La Lega starà con Berlusconi fino a quando non saranno fatte le riforme, continua il leader della Lega.
Fino a quando la Lega seguirà Berlusconi, visto che il premier finora non ha ascoltato il suggerimento di andare al voto? «Fino a quando non abbiamo fatto le riforme», risponde Bossi. Quindi il voto anticipato potrebbe tenersi a marzo o addirittura a gennaio? «Vediamo quando saranno fatte le riforme», è la replica del ministro.
«E Berlusconi prepara il ‘predellino-bis’: Silvio fa un altro partito», è il titolo del pezzo del Giornale di oggi dedicato al nuovo predellino del premier, con riferimento al discorso fatto dal Cavaliere in piazza San Babila a Milano dal predellino della sua Audi in cui annunciò la nascita del Pdl. Il quotidiano poi afferma: in vista delle elezioni il premier avrebbe già «incaricato una società di marketing di disegnare un nuovo logo e un nuovo nome per il sempre più probabile ex Pdl». La decisione di «rottamare» il Popolo della libertà (nome che per il premier avrebbe «perso appeal» e inoltre non sarebbe «immediato e d’impatto»), sarebbe stata dettata dalla necessità di «dare una svolta anche d’immagine al partito e di recuperare lo spirito del ’94 quando in pochi mesi scese in campo con Forza Italia e sbaragliò la gioiosa macchina da guerra delle sinistre guidate da Occhetto».

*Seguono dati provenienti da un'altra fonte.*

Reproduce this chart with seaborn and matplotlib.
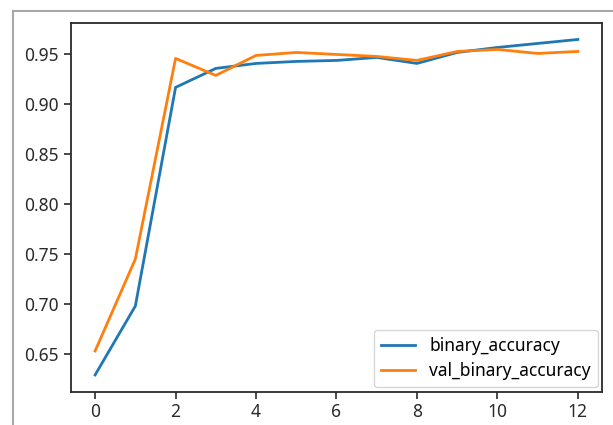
import matplotlib
matplotlib.use("Agg")
import matplotlib.pyplot as plt
import seaborn as sns
import pandas as pd
from matplotlib.lines import Line2D

epochs = list(range(13))
binary_accuracy = [0.629, 0.698, 0.917, 0.936, 0.941, 0.943, 0.944, 0.947, 0.941, 0.952, 0.957, 0.961, 0.965]
val_binary_accuracy = [0.653, 0.745, 0.946, 0.929, 0.949, 0.952, 0.950, 0.948, 0.944, 0.953, 0.955, 0.951, 0.953]
series_names = ["binary_accuracy", "val_binary_accuracy"]

df = pd.DataFrame({"epoch": epochs,
                   "binary_accuracy": binary_accuracy,
                   "val_binary_accuracy": val_binary_accuracy})
long = df.melt(id_vars="epoch", value_vars=series_names, var_name="metric", value_name="value")

plt.rcParams["font.family"] = ["Noto Sans", "DejaVu Sans"]
fig = plt.figure(figsize=(6.13, 4.25), dpi=100)
ax = fig.add_axes([0.1158, 0.0784, 0.8662, 0.8682])

sns.lineplot(data=long, x="epoch", y="value", hue="metric",
             palette=["#1f77b4", "#ff7f0e"], linewidth=2.0, ax=ax)

ax.set_xlabel("")
ax.set_ylabel("")
ax.set_xticks([0, 2, 4, 6, 8, 10, 12])
ax.tick_params(labelsize=12.5, length=5, width=1.2, colors="#2a2a2a")
for s in ax.spines.values():
    s.set_linewidth(1.3)
    s.set_color("#2a2a2a")

handles, labels = ax.get_legend_handles_labels()
leg = ax.legend(handles, labels, loc="lower right", fontsize=12.5, frameon=True,
                borderaxespad=0.25, labelspacing=0.45)

# outer screenshot frame (left and top edges)
fig.add_artist(Line2D([13/613, 13/613], [0, 1 - 11/425], transform=fig.transFigure,
                      color="#a8a8a8", linewidth=1.5))
fig.add_artist(Line2D([13/613, 1], [1 - 11/425, 1 - 11/425], transform=fig.transFigure,
                      color="#a8a8a8", linewidth=1.5))

fig.savefig("out.png", dpi=100)
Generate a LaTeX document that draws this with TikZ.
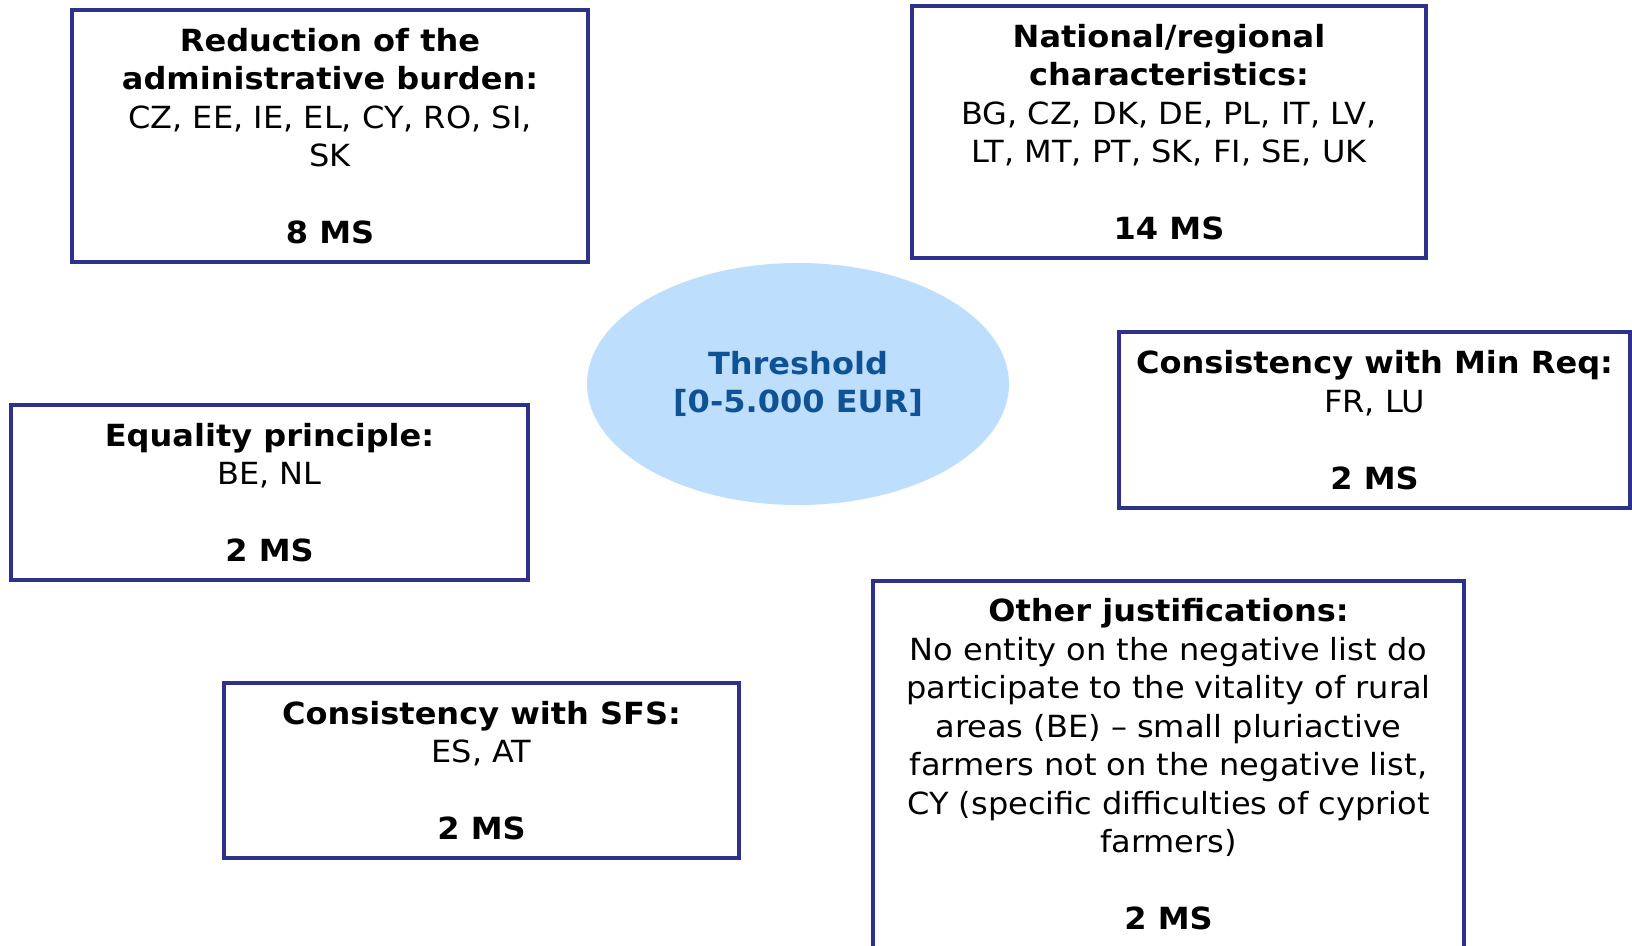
\documentclass[tikz,border=0pt]{standalone}
\usepackage{fontspec}
\setmainfont[FakeStretch=1.05]{DejaVu Sans}
\usetikzlibrary{shapes.geometric}

\definecolor{boxnavy}{RGB}{46,49,140}
\definecolor{threshfill}{RGB}{189,222,252}
\definecolor{threshtext}{RGB}{16,82,150}

\begin{document}
\begin{tikzpicture}[x=1pt, y=-1pt,
    msbox/.style={draw=boxnavy, line width=3.8pt, fill=white, inner sep=0pt, align=center,
      font=\fontsize{30.5}{38.5}\selectfont},
    threshold/.style={ellipse, fill=threshfill, inner sep=0pt, minimum width=422pt,
      minimum height=242pt, align=center, text=threshtext,
      font=\fontsize{30.5}{38.5}\selectfont\bfseries}]
    \useasboundingbox (0,0) rectangle (1632,945);
    \node[threshold] (thresh) at (798,384) {Threshold\\{[}0-5.000 EUR{]}};
    \node[msbox, minimum width=516pt, minimum height=252pt] (admin) at (330,136)
      {\textbf{Reduction of the}\\\textbf{administrative burden:}\\CZ, EE, IE, EL, CY, RO, SI,\\SK\\[38.5pt]\textbf{8 MS}};
    \node[msbox, minimum width=514pt, minimum height=252pt] (national) at (1169,132)
      {\textbf{National/regional}\\\textbf{characteristics:}\\BG, CZ, DK, DE, PL, IT, LV,\\LT, MT, PT, SK, FI, SE, UK\\[38.5pt]\textbf{14 MS}};
    \node[msbox, minimum width=511pt, minimum height=176pt] (minreq) at (1374.5,420)
      {\textbf{Consistency with Min Req:}\\FR, LU\\[38.5pt]\textbf{2 MS}};
    \node[msbox, minimum width=517pt, minimum height=175pt] (equality) at (269.5,492.5)
      {\textbf{Equality principle:}\\BE, NL\\[38.5pt]\textbf{2 MS}};
    \node[msbox, minimum width=515pt, minimum height=175pt] (sfs) at (481.5,770.5)
      {\textbf{Consistency with SFS:}\\ES, AT\\[38.5pt]\textbf{2 MS}};
    \node[msbox, minimum width=591pt, minimum height=367pt] (other) at (1168.5,764.5)
      {\textbf{Other justifications:}\\No entity on the negative list do\\participate to the vitality of rural\\areas (BE) – small pluriactive\\farmers not on the negative list,\\CY (specific difficulties of cypriot\\farmers)\\[38.5pt]\textbf{2 MS}};
\end{tikzpicture}
\end{document}
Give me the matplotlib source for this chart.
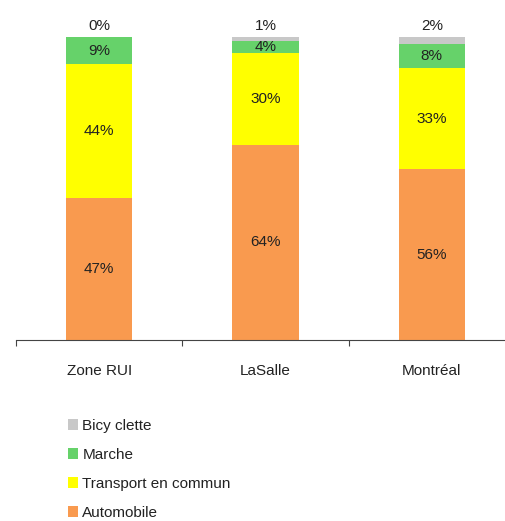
import numpy as np
import matplotlib.pyplot as plt

plt.rcParams['font.family'] = ['Liberation Sans', 'DejaVu Sans']

# data (shares, labels are the rounded values)
zones = ['Zone RUI', 'LaSalle', 'Montréal']
legend_labels = ['Automobile', 'Transport en commun', 'Marche', 'Bicy clette']
automobile = [47.0, 64.4, 56.4]
transport = [44.0, 30.3, 33.4]
marche = [9.0, 4.0, 8.0]
bicyclette = [0.0, 1.3, 2.2]

colors = ['#F99A4F', '#FFFF00', '#66D26A', '#C8C8C8']

fig = plt.figure(figsize=(5.05, 5.21), dpi=100)
ax = fig.add_axes([16/505, 181/521, 499/505, 303/521])

x = np.arange(len(zones))
series = [automobile, transport, marche, bicyclette]
bottom = np.zeros(len(zones))
handles = []
for k, (vals, col) in enumerate(zip(series, colors)):
    vals = np.array(vals, dtype=float)
    b = ax.bar(x, vals, 0.4, bottom=bottom, color=col, edgecolor='none')
    handles.append(b)
    for i in range(len(zones)):
        lab = f'{int(round(vals[i]))}%'
        if k == 3:
            ax.text(x[i], 100 + 1.2, lab, ha='center', va='bottom',
                    fontsize=11, color='#222222')
        else:
            ax.text(x[i], bottom[i] + vals[i] / 2, lab, ha='center',
                    va='center', fontsize=11, color='#222222')
    bottom += vals

ax.set_xlim(-0.5, 2.5)
ax.set_ylim(0, 100)
ax.set_xticks([-0.5, 0.5, 1.5, 2.5])
ax.set_xticklabels([])
ax.set_xticks(x, minor=True)
ax.set_xticklabels(zones, minor=True, fontsize=11, color='#222222')
ax.tick_params(axis='x', which='major', length=4, color='#444444')
ax.tick_params(axis='x', which='minor', length=0, pad=17)
ax.set_yticks([])
for s in ['top', 'right', 'left']:
    ax.spines[s].set_visible(False)
ax.spines['bottom'].set_color('#444444')

fig.legend(handles[::-1], legend_labels[::-1], loc='upper left',
           bbox_to_anchor=(54/505, 1 - 405/521), frameon=False,
           fontsize=11, handlelength=0.7, handleheight=0.7,
           handletextpad=0.25, labelspacing=0.98, labelcolor='#222222')

fig.savefig('out.png', dpi=100)
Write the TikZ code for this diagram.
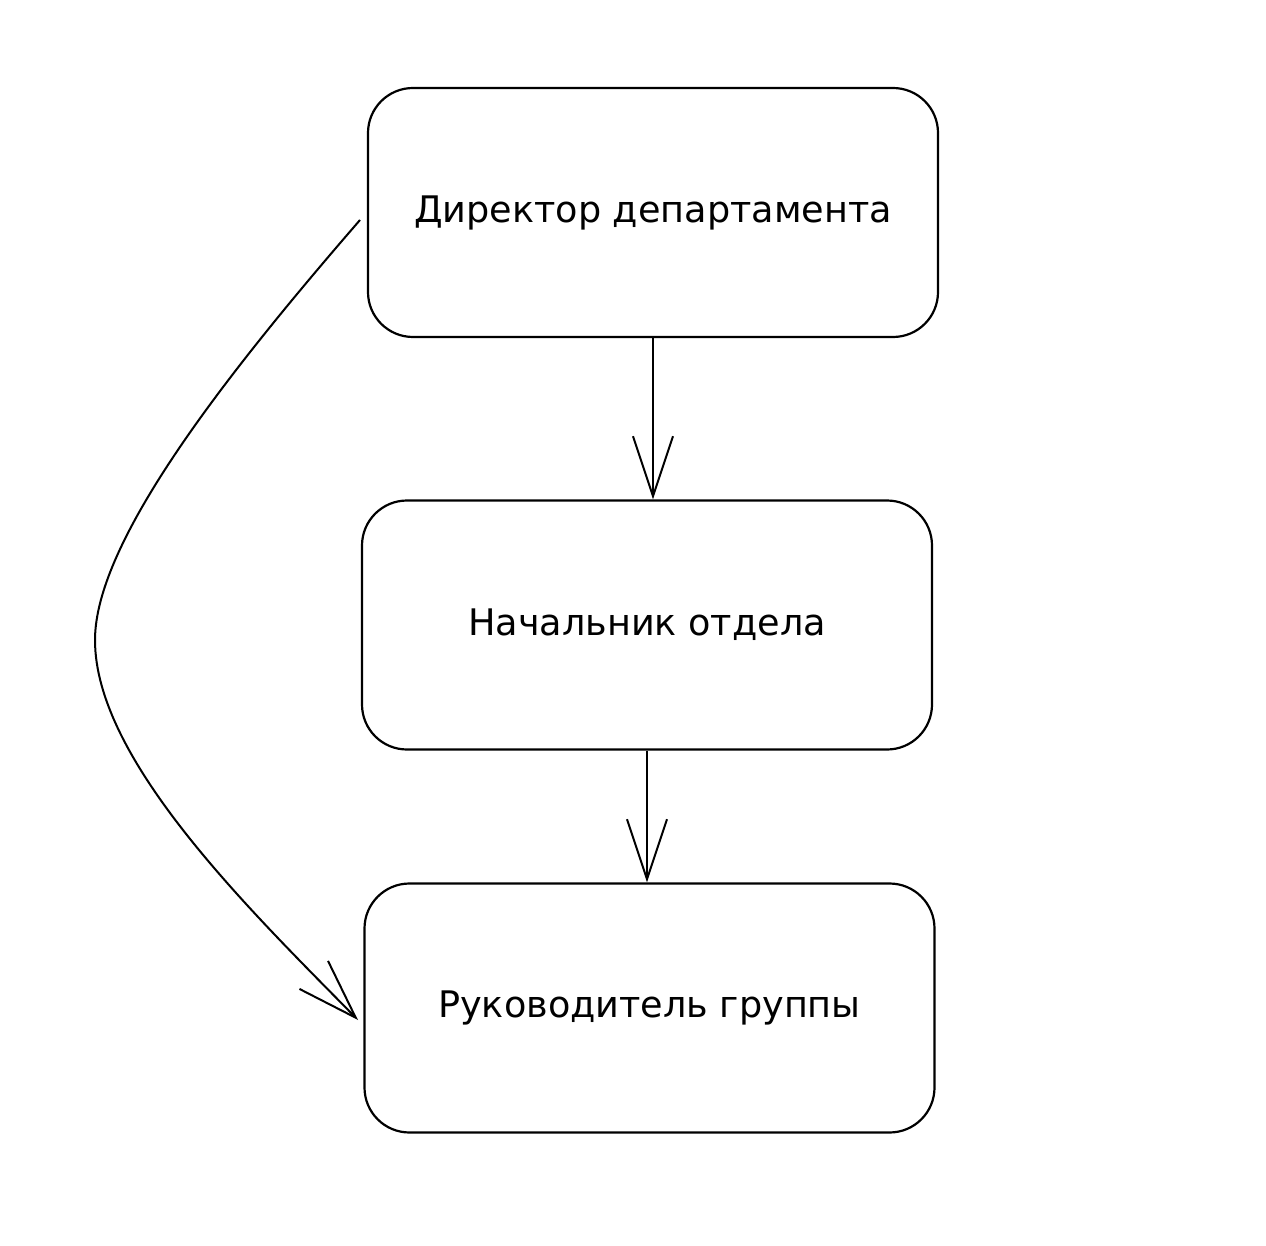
\documentclass[tikz,border=0pt]{standalone}
\usepackage{fontspec}
\setmainfont{DejaVu Sans}
\usetikzlibrary{arrows.meta}
\begin{document}
\begin{tikzpicture}[x=1pt,y=-1pt,
  box/.style={draw=black, line width=2.2pt, rounded corners=45pt,
    minimum width=570pt, minimum height=249pt, inner sep=0pt,
    font=\fontsize{36.6}{40}\selectfont},
  arr/.style={draw=black, line width=2pt,
    -{Straight Barb[length=60pt,width=40pt,line width=2pt]}}]
\useasboundingbox (0,0) rectangle (1266,1246);
\fill[white] (0,0) rectangle (1266,1246);
\node[box] (d) at (653,212.5) {Директор департамента};
\node[box] (n) at (647,625) {Начальник отдела};
\node[box] (r) at (649.5,1008) {Руководитель группы};
\coordinate (cs) at (360,220);
\coordinate (ce) at (358,1020);
\draw[arr] (d.south) -- (d.south |- n.north);
\draw[arr] (n.south) -- (n.south |- r.north);
\draw[arr] (cs) .. controls (230,370) and (95,540) .. (95,640)
  .. controls (95,760) and (250,910) .. (ce);
\end{tikzpicture}
\end{document}
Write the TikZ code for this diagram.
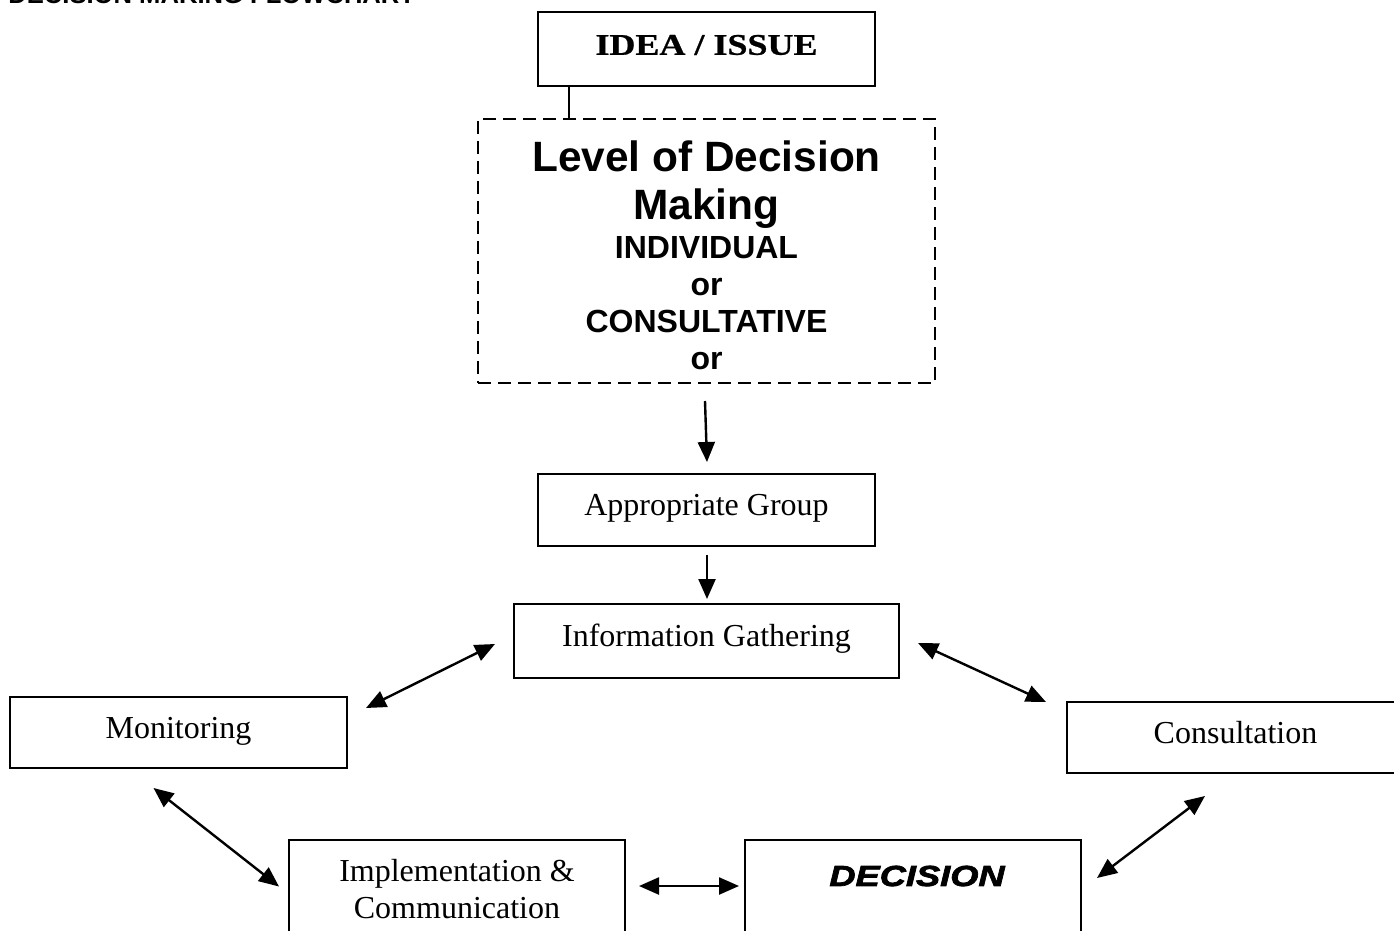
\documentclass[tikz,border=0pt]{standalone}
\usepackage{fontspec}
\setmainfont{Liberation Serif}
\newfontfamily\arialbf{Liberation Sans Bold}
\newfontfamily\ideafont{Liberation Serif Bold}[FakeStretch=1.2,FakeBold=0.8]
\newfontfamily\decfont{Liberation Sans Bold Italic}[FakeStretch=1.25,FakeBold=2.5]
\usetikzlibrary{arrows.meta,calc}
\begin{document}
\begin{tikzpicture}[x=0.5pt,y=-0.5pt,
  box/.style={draw, line width=1pt, inner sep=0pt},
  dbox/.style={draw, line width=1pt, dash pattern=on 6.5pt off 3.5pt, inner sep=0pt},
  txt/.style={font=\fontsize{16}{18.5}\selectfont, align=center},
  one/.style={text height=0.8em, text depth=0.22em},
  arr/.style={line width=1.2pt, -{Triangle[length=10pt,width=8.5pt]}},
  darr/.style={line width=1.2pt, {Triangle[length=10pt,width=8.5pt]}-{Triangle[length=10pt,width=8.5pt]}},
  ]
\useasboundingbox (0,0) rectangle (1394,931);
\node[anchor=base west, font=\arialbf\fontsize{12.8}{15}\selectfont, inner sep=0pt] (title) at (8,4) {DECISION MAKING FLOWCHART};

\node[box, minimum width=168.5pt, minimum height=37pt] (idea) at (706.5,49) {};
\node[font=\ideafont\fontsize{15}{17}\selectfont, inner sep=0pt] (ideatext) at (706.5,45) {IDEA / ISSUE};

\node[dbox, minimum width=228.5pt, minimum height=132pt] (lvl) at (706.5,251) {};
\node[anchor=north, text width=230pt, inner sep=0pt, font=\arialbf] (lvltext) at (706.5,140)
  {\parindent=0pt\leftskip=0pt plus 1fil\rightskip=0pt plus 1fil\parfillskip=0pt
   \spaceskip=0pt\xspaceskip=0pt\fontsize{21.2}{24}\selectfont Level of Decision\par Making\par
   \vskip1pt\fontsize{16}{18.5}\selectfont INDIVIDUAL\par or\par CONSULTATIVE\par or\par};

\node[box, txt, one, minimum width=168.5pt, minimum height=36pt] (grp) at (706.5,510) {Appropriate Group};
\node[box, txt, one, minimum width=192.5pt, minimum height=37pt] (info) at (706.5,641) {Information Gathering};
\node[box, txt, one, minimum width=168.5pt, minimum height=35.5pt] (mon) at (178.5,732.5) {Monitoring};
\node[box, txt, one, minimum width=168.5pt, minimum height=35.5pt] (cons) at (1235.5,737.5) {Consultation};
\node[box, minimum width=168pt, minimum height=52.5pt] (impl) at (457,892.5) {};
\node[txt, inner sep=0pt] (impltext) at (457,889) {Implementation \&\\Communication};
\node[box, minimum width=168pt, minimum height=52.5pt] (dec) at (913,892.5) {};
\node[font=\decfont\fontsize{14.5}{16}\selectfont, inner sep=0pt] (dectext) at (917,876) {DECISION};

\coordinate (ideaout) at ($(idea.south west)+(32,0)$);
\draw[line width=1pt] (ideaout) -- (ideaout |- lvl.north);
\draw[arr] ($(lvl.south)+(-1.5,17)$) -- ($(grp.north)+(0.5,-11)$);
\draw[arr] ($(grp.south)+(0.5,8)$) -- ($(info.north)+(0.5,-4)$);
\draw[darr] ($(info.west)+(-18,3)$) -- ($(mon.north east)+(18,12)$);
\draw[darr] ($(info.east)+(18,2)$) -- ($(cons.north west)+(-20,1)$);
\draw[darr] ($(mon.south)+(-25,19)$) -- ($(impl.west)+(-9,-6)$);
\draw[darr] ($(impl.east)+(13,-6.5)$) -- ($(dec.west)+(-5,-6.5)$);
\draw[darr] ($(dec.east)+(15,-14.5)$) -- ($(cons.south)+(-30.5,22)$);
\end{tikzpicture}
\end{document}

Quello che serve ora, per Berlusconi, è uno slogan nuovo di zecca che abbia una portata “rivoluzionaria” come fu con Forza Italia, «e non è del tutto escluso – scrive Francesco Cramer – che la formula Forza Italia venga in qualche modo riesumata». «Il cambio in corsa – si osserva – serve anche a escludere eventuali pretese dei finiani dopo l’uscita dal partito». Quindi «meglio tagliare la testa al toro e creare una nuova ‘cosà». E per questa “missione impossibile” sarebbero «già in azione Claudio Scajola e Daniela Santanchè».
I finiani: nessuna “marcia indietro”, semmai un appello a chi crede nel progetto di Futuro e libertà. «Io non faccio il Gran Premio, siamo al pit stop. Sono qui per parlare di altre cose», ha detto oggi il presidente della Camera Gianfranco Fini ha risposto a chi gli chiedeva dello “stop and go” del governo. Più chiaro invece il vicecapogruppo dei finiani alla Camera, Benedetto della Vedova, spiega così il senso delvideomessaggio di ieri di Gianfranco Fini, che aveva chiamato tutti al senso di responsabilità, premier in testa, e ad alcuni era parsa una sorta di “frenata”. Della Vedova precisa che si è scelto di rinviare di un mese «l’appuntamento della chiarezza», e quindi «anche noi ora vediamo che succede».
Dal Pdl il capogruppo Fabrizio Cicchitto chiede ai finiani di dire che cosa vogliono fare, decidendo con chi stare. Secondo Cicchitto, il Pdl si è ricompattato, e sono anche falliti tentativi di intesa fatti da sinistra per attrarre la Lega, che resta un’alleata. In ogni caso, se il governo dovesse cadere secondo Cicchitto la via naturale sarebbero le elezioni anticipate.